There’s another parallel with the work of MacKinlay Kantor in that, much as in the collection It’s About Crime (1960), the focus of Mystery and More Mystery seems to be a jumping of tones and approaches from story to story. How else to justify the choice of ‘Larceny and Old Lace’ (1960) as the second tale herein? Septuagenarian sisters and classic mystery fiction aficionados Florence and Grace Usher (“Why, my goodness, we each have read more than a thousand mystery novels, haven’t we? We know about London from Agatha Christie and Margery Allingham, about Miami from Brett Halliday, about Chicago from Craig Rice…”) are delighted to have inhereted their ne’er-do-well nephew’s house in a run-down section of Milwaukee and, after taking a train into the city, eventually make their way to the offices of lawyer Mr. Bingham to learn about their windfall.
“How did he die?” Florence asked, pressing her gloved hands together in eager interest.
“Well,” Mr. Bingham rubbed his high forehead distractedly, “he died of a form of heart failure—”
“I suppose,” Grace agreed, “that you could call three bullets in the heart a form of heart failure. However—”
“Two bullets in the heart,” Florence corrected. “The coroner’s report said the other missed by several inches.”
One is reminded throughout of the delightful Lutie from Our First Murder (1940) by Torrey Chanslor, especially when it turns out that someone else wishes to get their hands on the house for — duhn-duhn-duuuuuuuhn — nefarious purposes, and the sisters find themselves confronting a thief and, eventually, the criminal mastermind who has the town “sewn up” and is keen to kill them to get what he wants. If it doesn’t quite have the brilliantly contrasting gallows humour of the Jopseph Kesselring play (well, more the Frank Capra movie…as I’ve not seen or read the play) from which it takes its name, it certainly earns the comparison.
It would take a very hard heart indeed not to get swept up in the delight the sisters feel at being able to solve a mystery of their own (“What joy, Florence, what a triumph! Even Nero Wolfe would be proud of us.”), and if the Poe allusions that tickle along throughout don’t quite pay off as neatly as they might…well, there’s easily more than enough glee in the writing (the sisters sitting “subdued but defiant, like two ruffled hens” is sublime, as is the schoolmarm-ish way they berate poor Tiny Tinker for using a double negative during their interrogation of him) to carry you along with nothing close to a complaint.

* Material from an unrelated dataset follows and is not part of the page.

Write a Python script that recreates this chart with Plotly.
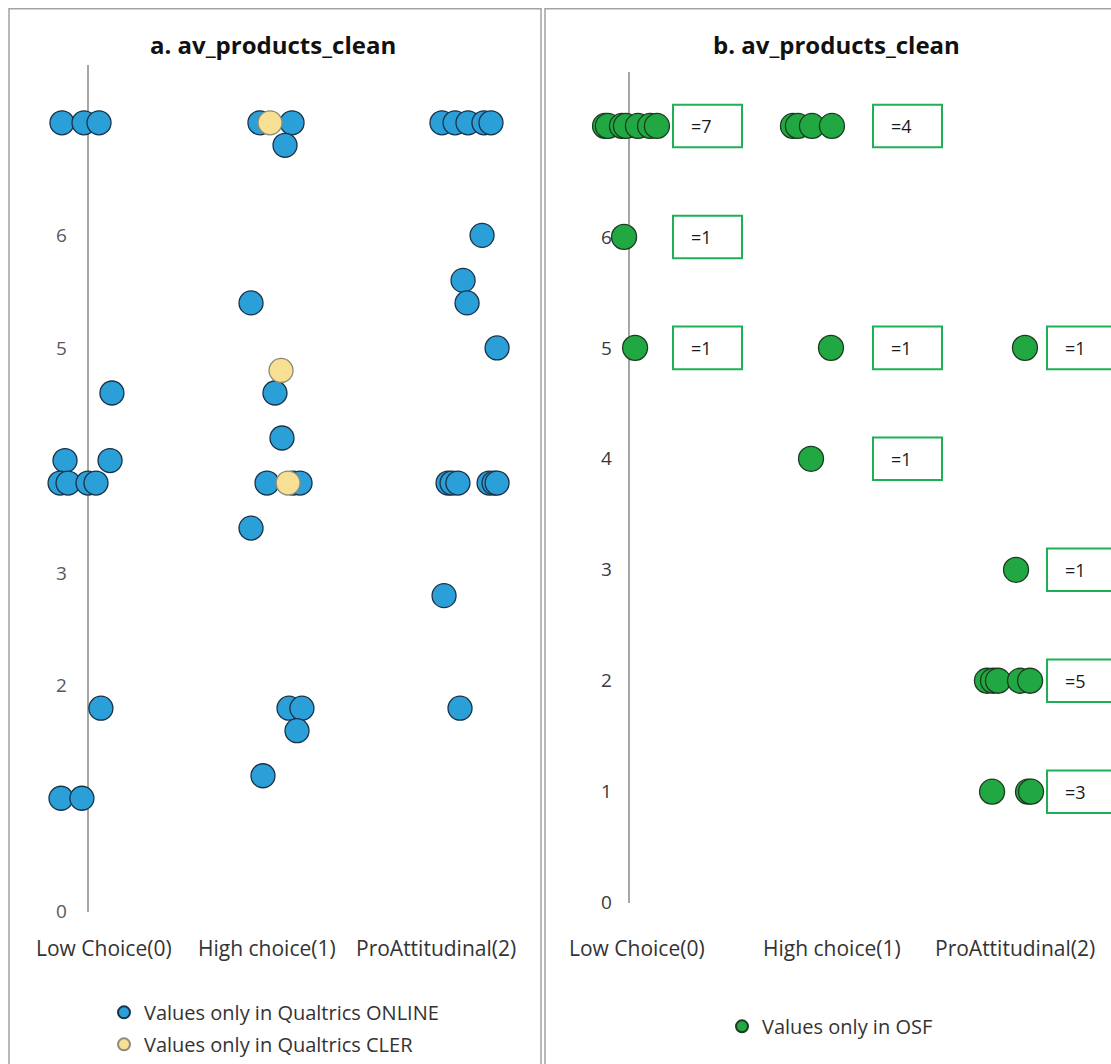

Surprising, too, given that this is a collection for younger readers, how little sympathy is evinced for the departed nephew (“Walter was always a rapscallion. I certainly did not intend to lose my life over him.”) — there’s a casual emotional maturity there that older eyes might simply pass over, and Arthur deserves credit for confronting it so easily.
At the back of this collection there is a chapter in which Arthur addresses the old “Where Do You Get Your Ideas?” chestnut, which tells us nothing you wouldn’t expect for these two stories: the first concerning how a man could hide money easily in the city so that he’d be able to find it again, the second “because the contrast of two little old ladies pitted against tough criminals and winning out seemed funny”. I suppose he’s not really going to get into the idea of morals, ethics, obligation, and conformity in a light bit of ‘behind the curtain’ writing for his intended audience, but I’d be fascinated to know more about the decisions made in ‘Mr. Manning’s Money Tree’ in particular. Alas, not to be.